= PROBLEM =
Your task is to copy the listing exactly, with the pictures left out.

= DATASET EXTRACT =

——————————

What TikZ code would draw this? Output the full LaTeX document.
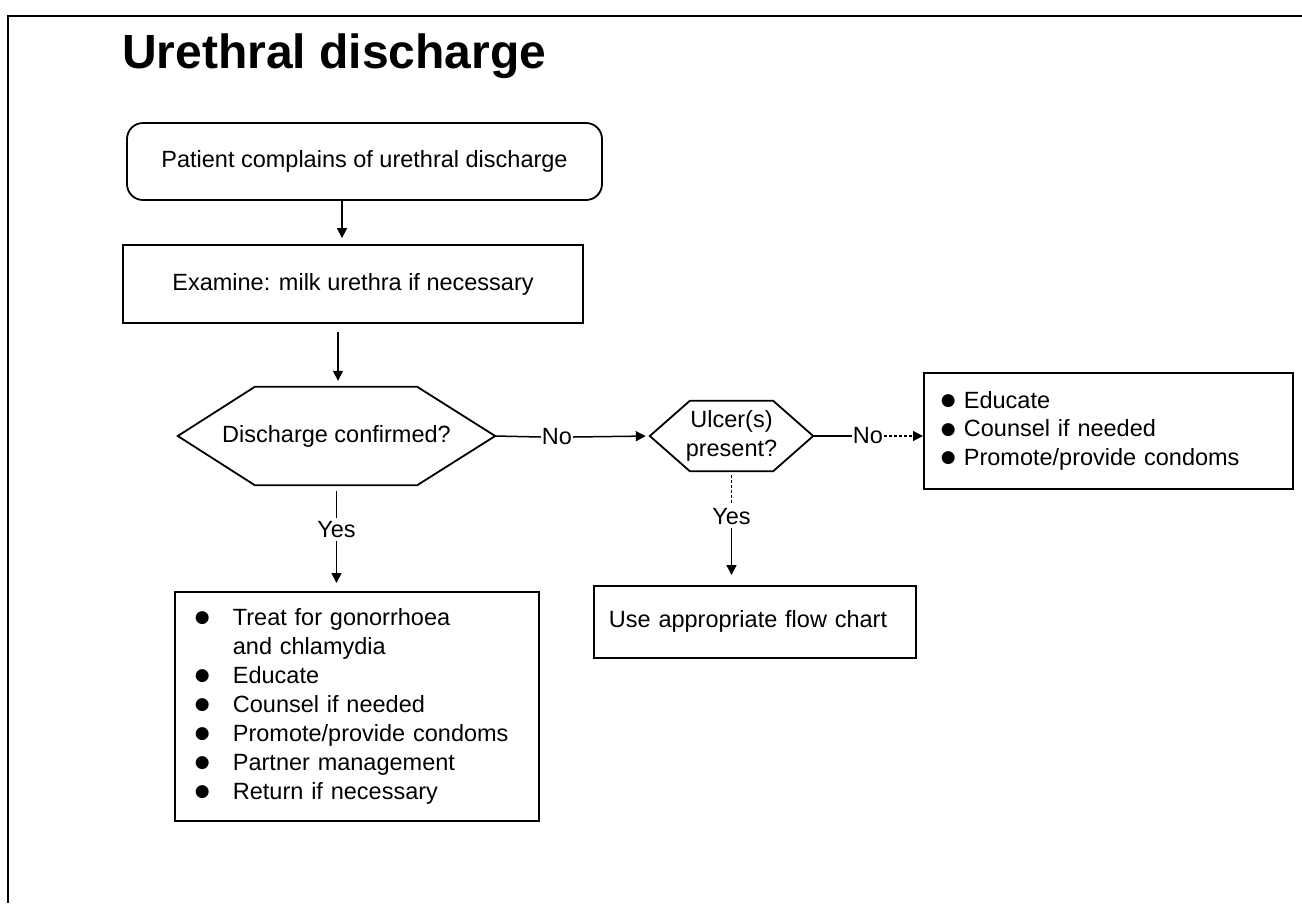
\documentclass[tikz,border=0pt]{standalone}
\usepackage{fontspec}
\setmainfont{Liberation Sans}
\newfontfamily\dejavu{DejaVu Sans}
\usetikzlibrary{arrows.meta,calc}
\newcommand{\bigbul}{\raisebox{2.5pt}{\dejavu\fontsize{17}{20}\selectfont ●}}
\begin{document}
\begin{tikzpicture}[x=1pt,y=-1pt,
  box/.style={draw, line width=1.8pt, inner sep=0pt, font=\fontsize{23.5}{29}\selectfont},
  txt/.style={inner sep=1pt, font=\fontsize{23.5}{29}\selectfont},
  conn/.style={line width=1.5pt},
  arr/.style={line width=1.5pt, -{Triangle[length=10pt,width=10pt]}},
  hexline/.style={line width=1.8pt, line join=miter}
]
\useasboundingbox (0,0) rectangle (1302,903);
% frame
\draw[line width=2pt] (8,903) -- (8,16) -- (1302,16);
% title
\node[anchor=base west, inner sep=0pt, font=\fontsize{48}{52}\selectfont\bfseries] (title) at (122,68) {Urethral discharge};

% boxes
\node[box, rounded corners=16pt, minimum width=475pt, minimum height=77pt] (p) at (364.5,161.5) {Patient complains of urethral discharge};
\node[box, minimum width=460pt, minimum height=78pt] (e) at (353,284) {Examine: milk urethra if necessary};

% hexagon 1
\node[txt, minimum width=317pt, minimum height=98pt] (dc) at (336.5,436) {Discharge confirmed?};
\draw[hexline] (dc.west) -- ($(dc.north west)+(77,0)$) -- ($(dc.north east)+(-78,0)$) -- (dc.east)
  -- ($(dc.south east)+(-78,0)$) -- ($(dc.south west)+(77,0)$) -- cycle;

% hexagon 2
\node[txt, align=center, minimum width=163pt, minimum height=70pt] (uc) at (731.5,436) {Ulcer(s)\\present?};
\draw[hexline] (uc.west) -- ($(uc.north west)+(40,0)$) -- ($(uc.north east)+(-40,0)$) -- (uc.east)
  -- ($(uc.south east)+(-40,0)$) -- ($(uc.south west)+(40,0)$) -- cycle;

% treatment box
\node[box, anchor=north west, minimum width=364pt, minimum height=229pt, inner xsep=20pt,
      text width=324pt, align=left] (t) at (174,591) {%
\makebox[38pt][l]{\bigbul}Treat for gonorrhoea\\
\hspace*{38pt}and chlamydia\\
\makebox[38pt][l]{\bigbul}Educate\\
\makebox[38pt][l]{\bigbul}Counsel if needed\\
\makebox[38pt][l]{\bigbul}Promote/provide condoms\\
\makebox[38pt][l]{\bigbul}Partner management\\
\makebox[38pt][l]{\bigbul}Return if necessary};

% right box
\node[box, anchor=north west, minimum width=369pt, minimum height=116pt, inner xsep=17pt,
      text width=335pt, align=left, font=\fontsize{23.5}{28.5}\selectfont] (r) at (923,372) {%
\makebox[23pt][l]{\bigbul}Educate\\
\makebox[23pt][l]{\bigbul}Counsel if needed\\
\makebox[23pt][l]{\bigbul}Promote/provide condoms};

% flow chart box
\node[box, anchor=north west, minimum width=322pt, minimum height=72pt, inner xsep=15pt,
      text width=292pt, align=left] (f) at (593,585) {Use appropriate flow chart};

% labels
\node[txt] (no1) at (557,437) {No};
\node[txt] (no2) at (868,436) {No};
\node[txt] (yes1) at (336.5,530) {Yes};
\node[txt] (yes2) at (731.5,517) {Yes};

% connectors
\coordinate (a1) at (342,0);
\coordinate (a2) at (338,0);
\draw[arr, shorten >=6pt] (a1 |- p.south) -- (a1 |- e.north);
\draw[arr, shorten <=8pt, shorten >=6pt] (a2 |- e.south) -- (a2 |- dc.north);
\draw[conn] (dc.east) -- (no1.west);
\draw[arr, shorten >=4pt] (no1.east) -- (uc.west);
\draw[conn] (uc.east) -- (no2.west);
\draw[arr, densely dashed, line width=1.2pt] (no2.east) -- (no2.east -| r.west);
\draw[conn, shorten <=6pt, shorten >=3pt] (dc.south) -- (yes1.north);
\draw[arr, shorten <=2pt, shorten >=8pt] (yes1.south) -- (yes1.south |- t.north);
\draw[conn, densely dashed, line width=1.1pt, shorten <=4pt, shorten >=3pt] (uc.south) -- (yes2.north);
\draw[arr, shorten <=2pt, shorten >=10pt] (yes2.south) -- (yes2.south |- f.north);
\end{tikzpicture}
\end{document}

——————————

= EXERCISE RESPONSE =
What TikZ code would draw this? Output the full LaTeX document.
\documentclass[tikz,border=0pt]{standalone}
\usepackage{fontspec}
\setmainfont{Liberation Sans}
\newfontfamily\dejavu{DejaVu Sans}
\usetikzlibrary{arrows.meta,calc}
\newcommand{\bigbul}{\raisebox{2.5pt}{\dejavu\fontsize{17}{20}\selectfont ●}}
\begin{document}
\begin{tikzpicture}[x=1pt,y=-1pt,
  box/.style={draw, line width=1.8pt, inner sep=0pt, font=\fontsize{23.5}{29}\selectfont},
  txt/.style={inner sep=1pt, font=\fontsize{23.5}{29}\selectfont},
  conn/.style={line width=1.5pt},
  arr/.style={line width=1.5pt, -{Triangle[length=10pt,width=10pt]}},
  hexline/.style={line width=1.8pt, line join=miter}
]
\useasboundingbox (0,0) rectangle (1302,903);
% frame
\draw[line width=2pt] (8,903) -- (8,16) -- (1302,16);
% title
\node[anchor=base west, inner sep=0pt, font=\fontsize{48}{52}\selectfont\bfseries] (title) at (122,68) {Urethral discharge};

% boxes
\node[box, rounded corners=16pt, minimum width=475pt, minimum height=77pt] (p) at (364.5,161.5) {Patient complains of urethral discharge};
\node[box, minimum width=460pt, minimum height=78pt] (e) at (353,284) {Examine: milk urethra if necessary};

% hexagon 1
\node[txt, minimum width=317pt, minimum height=98pt] (dc) at (336.5,436) {Discharge confirmed?};
\draw[hexline] (dc.west) -- ($(dc.north west)+(77,0)$) -- ($(dc.north east)+(-78,0)$) -- (dc.east)
  -- ($(dc.south east)+(-78,0)$) -- ($(dc.south west)+(77,0)$) -- cycle;

% hexagon 2
\node[txt, align=center, minimum width=163pt, minimum height=70pt] (uc) at (731.5,436) {Ulcer(s)\\present?};
\draw[hexline] (uc.west) -- ($(uc.north west)+(40,0)$) -- ($(uc.north east)+(-40,0)$) -- (uc.east)
  -- ($(uc.south east)+(-40,0)$) -- ($(uc.south west)+(40,0)$) -- cycle;

% treatment box
\node[box, anchor=north west, minimum width=364pt, minimum height=229pt, inner xsep=20pt,
      text width=324pt, align=left] (t) at (174,591) {%
\makebox[38pt][l]{\bigbul}Treat for gonorrhoea\\
\hspace*{38pt}and chlamydia\\
\makebox[38pt][l]{\bigbul}Educate\\
\makebox[38pt][l]{\bigbul}Counsel if needed\\
\makebox[38pt][l]{\bigbul}Promote/provide condoms\\
\makebox[38pt][l]{\bigbul}Partner management\\
\makebox[38pt][l]{\bigbul}Return if necessary};

% right box
\node[box, anchor=north west, minimum width=369pt, minimum height=116pt, inner xsep=17pt,
      text width=335pt, align=left, font=\fontsize{23.5}{28.5}\selectfont] (r) at (923,372) {%
\makebox[23pt][l]{\bigbul}Educate\\
\makebox[23pt][l]{\bigbul}Counsel if needed\\
\makebox[23pt][l]{\bigbul}Promote/provide condoms};

% flow chart box
\node[box, anchor=north west, minimum width=322pt, minimum height=72pt, inner xsep=15pt,
      text width=292pt, align=left] (f) at (593,585) {Use appropriate flow chart};

% labels
\node[txt] (no1) at (557,437) {No};
\node[txt] (no2) at (868,436) {No};
\node[txt] (yes1) at (336.5,530) {Yes};
\node[txt] (yes2) at (731.5,517) {Yes};

% connectors
\coordinate (a1) at (342,0);
\coordinate (a2) at (338,0);
\draw[arr, shorten >=6pt] (a1 |- p.south) -- (a1 |- e.north);
\draw[arr, shorten <=8pt, shorten >=6pt] (a2 |- e.south) -- (a2 |- dc.north);
\draw[conn] (dc.east) -- (no1.west);
\draw[arr, shorten >=4pt] (no1.east) -- (uc.west);
\draw[conn] (uc.east) -- (no2.west);
\draw[arr, densely dashed, line width=1.2pt] (no2.east) -- (no2.east -| r.west);
\draw[conn, shorten <=6pt, shorten >=3pt] (dc.south) -- (yes1.north);
\draw[arr, shorten <=2pt, shorten >=8pt] (yes1.south) -- (yes1.south |- t.north);
\draw[conn, densely dashed, line width=1.1pt, shorten <=4pt, shorten >=3pt] (uc.south) -- (yes2.north);
\draw[arr, shorten <=2pt, shorten >=10pt] (yes2.south) -- (yes2.south |- f.north);
\end{tikzpicture}
\end{document}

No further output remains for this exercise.